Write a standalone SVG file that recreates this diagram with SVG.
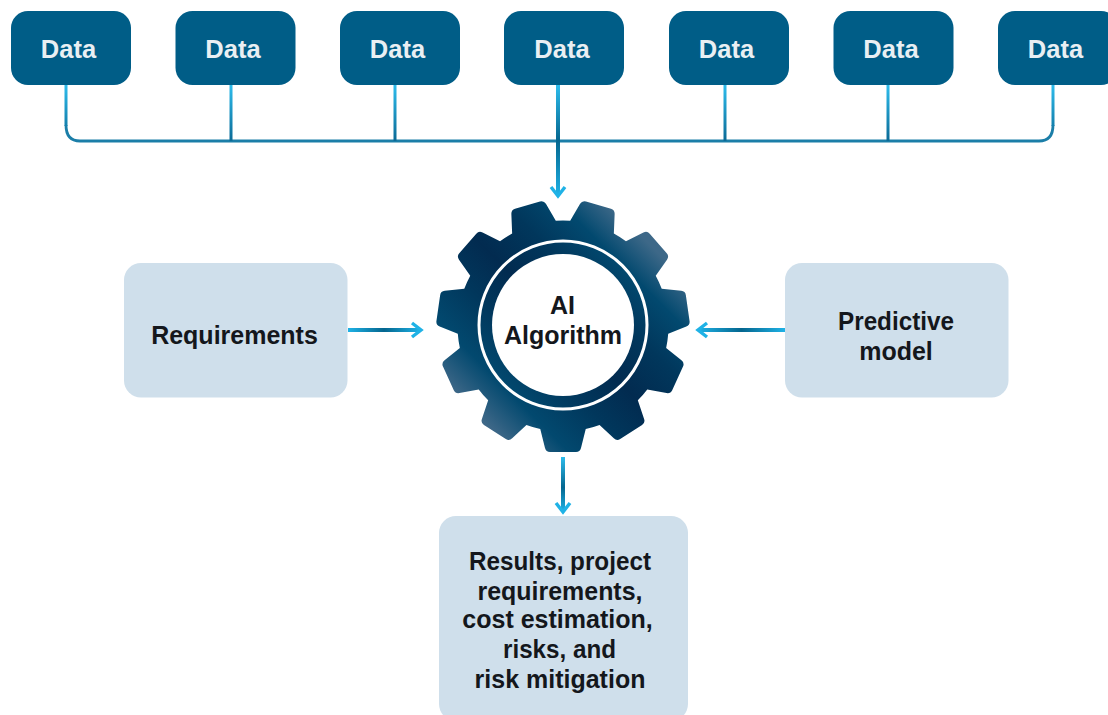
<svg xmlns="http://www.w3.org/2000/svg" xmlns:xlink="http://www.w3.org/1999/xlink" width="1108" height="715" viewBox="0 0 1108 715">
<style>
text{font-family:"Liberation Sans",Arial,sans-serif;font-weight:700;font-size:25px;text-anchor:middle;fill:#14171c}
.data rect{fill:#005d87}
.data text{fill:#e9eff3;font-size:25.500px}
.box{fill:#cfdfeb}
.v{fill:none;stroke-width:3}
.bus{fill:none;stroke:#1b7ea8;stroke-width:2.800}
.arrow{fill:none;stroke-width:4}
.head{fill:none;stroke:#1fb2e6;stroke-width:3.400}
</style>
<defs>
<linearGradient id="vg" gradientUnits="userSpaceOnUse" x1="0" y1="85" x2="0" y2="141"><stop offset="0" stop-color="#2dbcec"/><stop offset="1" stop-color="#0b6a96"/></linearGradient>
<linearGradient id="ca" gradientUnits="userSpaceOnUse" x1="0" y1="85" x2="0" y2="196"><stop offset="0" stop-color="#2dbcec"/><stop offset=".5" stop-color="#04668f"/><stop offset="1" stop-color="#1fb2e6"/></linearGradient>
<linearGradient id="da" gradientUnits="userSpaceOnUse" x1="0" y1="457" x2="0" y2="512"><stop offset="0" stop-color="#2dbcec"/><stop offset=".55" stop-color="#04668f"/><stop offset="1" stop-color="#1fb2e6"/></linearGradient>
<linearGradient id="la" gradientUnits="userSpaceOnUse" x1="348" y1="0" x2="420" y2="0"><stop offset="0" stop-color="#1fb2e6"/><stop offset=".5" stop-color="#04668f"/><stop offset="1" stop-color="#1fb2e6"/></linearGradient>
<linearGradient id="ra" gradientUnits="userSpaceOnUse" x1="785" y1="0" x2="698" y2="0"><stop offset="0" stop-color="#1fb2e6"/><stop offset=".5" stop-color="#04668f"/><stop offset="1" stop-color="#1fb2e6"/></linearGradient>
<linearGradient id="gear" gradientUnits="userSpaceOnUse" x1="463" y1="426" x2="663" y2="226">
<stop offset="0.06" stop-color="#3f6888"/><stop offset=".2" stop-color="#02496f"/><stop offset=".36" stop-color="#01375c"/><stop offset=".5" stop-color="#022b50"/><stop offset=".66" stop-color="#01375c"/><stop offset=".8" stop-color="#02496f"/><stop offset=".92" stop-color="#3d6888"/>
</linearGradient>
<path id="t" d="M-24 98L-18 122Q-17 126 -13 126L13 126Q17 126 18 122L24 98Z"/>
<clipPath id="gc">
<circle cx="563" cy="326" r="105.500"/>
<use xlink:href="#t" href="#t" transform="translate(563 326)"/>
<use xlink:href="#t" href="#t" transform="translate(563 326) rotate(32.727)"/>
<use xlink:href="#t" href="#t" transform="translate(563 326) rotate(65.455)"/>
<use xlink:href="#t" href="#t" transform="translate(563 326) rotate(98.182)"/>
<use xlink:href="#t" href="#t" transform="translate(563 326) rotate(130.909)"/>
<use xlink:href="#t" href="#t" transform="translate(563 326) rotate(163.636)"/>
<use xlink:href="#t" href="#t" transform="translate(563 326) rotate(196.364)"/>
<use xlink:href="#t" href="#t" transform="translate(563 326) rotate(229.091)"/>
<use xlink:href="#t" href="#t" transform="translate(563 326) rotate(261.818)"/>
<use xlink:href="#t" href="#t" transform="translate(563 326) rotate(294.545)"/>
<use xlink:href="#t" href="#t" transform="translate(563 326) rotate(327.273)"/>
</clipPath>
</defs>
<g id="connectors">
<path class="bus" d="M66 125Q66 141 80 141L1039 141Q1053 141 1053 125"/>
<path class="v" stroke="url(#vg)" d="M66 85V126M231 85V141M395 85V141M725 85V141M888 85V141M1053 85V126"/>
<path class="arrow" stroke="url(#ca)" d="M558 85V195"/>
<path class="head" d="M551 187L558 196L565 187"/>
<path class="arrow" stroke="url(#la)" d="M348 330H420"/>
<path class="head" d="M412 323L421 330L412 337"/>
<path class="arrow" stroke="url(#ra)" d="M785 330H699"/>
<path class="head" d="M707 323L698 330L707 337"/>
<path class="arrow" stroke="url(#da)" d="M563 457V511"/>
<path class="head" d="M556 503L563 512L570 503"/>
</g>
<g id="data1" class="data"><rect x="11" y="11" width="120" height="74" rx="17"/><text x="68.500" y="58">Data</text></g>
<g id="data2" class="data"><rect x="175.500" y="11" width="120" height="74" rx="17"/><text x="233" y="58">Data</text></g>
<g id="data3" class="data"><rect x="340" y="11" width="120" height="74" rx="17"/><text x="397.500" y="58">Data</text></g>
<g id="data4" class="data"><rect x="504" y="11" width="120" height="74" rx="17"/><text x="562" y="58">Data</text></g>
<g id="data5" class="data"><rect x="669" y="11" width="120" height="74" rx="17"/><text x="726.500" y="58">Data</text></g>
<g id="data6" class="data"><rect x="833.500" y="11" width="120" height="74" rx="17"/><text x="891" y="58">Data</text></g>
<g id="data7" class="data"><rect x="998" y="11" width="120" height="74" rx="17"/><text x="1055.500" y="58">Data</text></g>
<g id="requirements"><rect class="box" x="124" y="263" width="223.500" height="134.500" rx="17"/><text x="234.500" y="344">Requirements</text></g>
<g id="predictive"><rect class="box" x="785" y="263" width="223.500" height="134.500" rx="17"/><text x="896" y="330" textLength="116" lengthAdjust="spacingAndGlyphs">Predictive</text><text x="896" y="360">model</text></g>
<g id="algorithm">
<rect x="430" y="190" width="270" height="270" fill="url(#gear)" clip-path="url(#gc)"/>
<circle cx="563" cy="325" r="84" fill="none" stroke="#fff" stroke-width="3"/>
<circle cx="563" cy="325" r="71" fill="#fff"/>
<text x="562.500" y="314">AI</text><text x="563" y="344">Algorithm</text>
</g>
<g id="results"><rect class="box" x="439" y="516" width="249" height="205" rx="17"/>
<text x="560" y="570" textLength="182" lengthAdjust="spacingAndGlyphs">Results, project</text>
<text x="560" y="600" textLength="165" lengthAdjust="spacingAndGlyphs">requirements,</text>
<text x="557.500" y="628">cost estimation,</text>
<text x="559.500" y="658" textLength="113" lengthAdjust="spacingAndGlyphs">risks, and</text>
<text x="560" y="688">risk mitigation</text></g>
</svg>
• • • • • • •
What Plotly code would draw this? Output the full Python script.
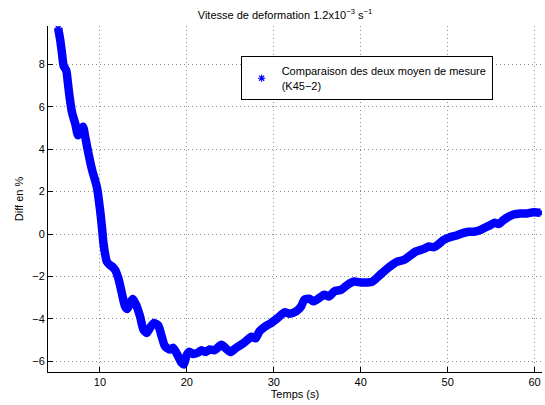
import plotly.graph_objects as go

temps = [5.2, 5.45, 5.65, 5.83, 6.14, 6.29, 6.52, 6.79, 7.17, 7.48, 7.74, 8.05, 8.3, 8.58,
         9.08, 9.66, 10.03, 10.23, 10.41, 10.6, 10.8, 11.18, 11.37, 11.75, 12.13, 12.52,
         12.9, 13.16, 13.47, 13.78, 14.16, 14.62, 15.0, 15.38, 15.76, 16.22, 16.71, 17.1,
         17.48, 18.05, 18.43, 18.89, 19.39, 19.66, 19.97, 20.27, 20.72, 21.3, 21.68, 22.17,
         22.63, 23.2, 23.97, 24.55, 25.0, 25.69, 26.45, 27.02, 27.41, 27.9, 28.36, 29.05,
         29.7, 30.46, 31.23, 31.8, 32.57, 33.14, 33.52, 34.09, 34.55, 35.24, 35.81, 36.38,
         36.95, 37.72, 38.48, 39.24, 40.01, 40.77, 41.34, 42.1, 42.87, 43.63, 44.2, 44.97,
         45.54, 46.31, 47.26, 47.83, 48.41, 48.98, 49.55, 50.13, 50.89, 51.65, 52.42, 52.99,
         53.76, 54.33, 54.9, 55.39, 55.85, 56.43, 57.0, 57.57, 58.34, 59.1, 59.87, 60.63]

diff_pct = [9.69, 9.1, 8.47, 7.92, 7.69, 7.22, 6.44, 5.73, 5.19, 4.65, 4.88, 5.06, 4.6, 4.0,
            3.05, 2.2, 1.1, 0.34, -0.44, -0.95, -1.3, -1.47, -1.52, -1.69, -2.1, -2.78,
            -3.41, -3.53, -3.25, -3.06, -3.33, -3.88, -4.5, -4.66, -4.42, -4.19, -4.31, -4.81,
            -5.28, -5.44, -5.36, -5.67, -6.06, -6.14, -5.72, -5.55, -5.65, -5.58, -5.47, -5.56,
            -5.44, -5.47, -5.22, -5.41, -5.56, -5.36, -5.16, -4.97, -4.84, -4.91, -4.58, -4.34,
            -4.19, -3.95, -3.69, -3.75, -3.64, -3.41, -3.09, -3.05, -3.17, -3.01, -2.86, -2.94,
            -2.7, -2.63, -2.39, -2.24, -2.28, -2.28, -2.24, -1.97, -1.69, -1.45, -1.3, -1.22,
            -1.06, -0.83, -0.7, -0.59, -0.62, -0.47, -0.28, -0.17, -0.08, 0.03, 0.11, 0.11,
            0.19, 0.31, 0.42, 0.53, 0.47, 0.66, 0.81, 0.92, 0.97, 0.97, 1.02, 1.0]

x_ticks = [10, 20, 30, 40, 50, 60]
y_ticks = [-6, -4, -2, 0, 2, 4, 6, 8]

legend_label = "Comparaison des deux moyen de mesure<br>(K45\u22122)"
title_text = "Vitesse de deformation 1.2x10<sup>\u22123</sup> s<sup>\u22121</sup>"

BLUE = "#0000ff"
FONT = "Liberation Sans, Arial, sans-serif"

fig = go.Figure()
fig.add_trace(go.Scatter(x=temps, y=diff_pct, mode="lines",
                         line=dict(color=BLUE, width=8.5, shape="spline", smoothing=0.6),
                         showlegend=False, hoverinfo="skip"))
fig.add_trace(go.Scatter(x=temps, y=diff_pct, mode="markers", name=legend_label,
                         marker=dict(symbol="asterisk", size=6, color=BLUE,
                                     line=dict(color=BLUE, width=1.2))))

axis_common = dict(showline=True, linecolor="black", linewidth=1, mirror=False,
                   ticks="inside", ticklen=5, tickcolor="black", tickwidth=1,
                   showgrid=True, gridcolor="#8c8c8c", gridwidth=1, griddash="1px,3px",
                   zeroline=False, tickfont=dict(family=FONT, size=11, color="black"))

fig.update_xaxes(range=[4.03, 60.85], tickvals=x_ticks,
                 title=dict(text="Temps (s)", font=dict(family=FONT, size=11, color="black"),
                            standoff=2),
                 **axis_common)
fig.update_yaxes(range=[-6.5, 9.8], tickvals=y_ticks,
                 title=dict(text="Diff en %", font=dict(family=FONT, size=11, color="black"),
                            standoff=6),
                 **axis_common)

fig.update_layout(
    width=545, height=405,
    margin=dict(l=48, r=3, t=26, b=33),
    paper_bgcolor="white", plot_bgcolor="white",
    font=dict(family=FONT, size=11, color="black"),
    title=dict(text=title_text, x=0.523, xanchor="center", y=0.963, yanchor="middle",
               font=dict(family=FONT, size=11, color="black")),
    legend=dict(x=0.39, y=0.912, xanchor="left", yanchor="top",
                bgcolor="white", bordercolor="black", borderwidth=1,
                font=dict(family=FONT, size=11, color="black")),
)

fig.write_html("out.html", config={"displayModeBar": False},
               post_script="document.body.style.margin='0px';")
• • • • • • •
Task requirements –
Check each line above for the word "this", and copy the lines where it appears.

Exercise result –
Write a standalone SVG file that recreates this diagram with SVG.
What Plotly code would draw this? Output the full Python script.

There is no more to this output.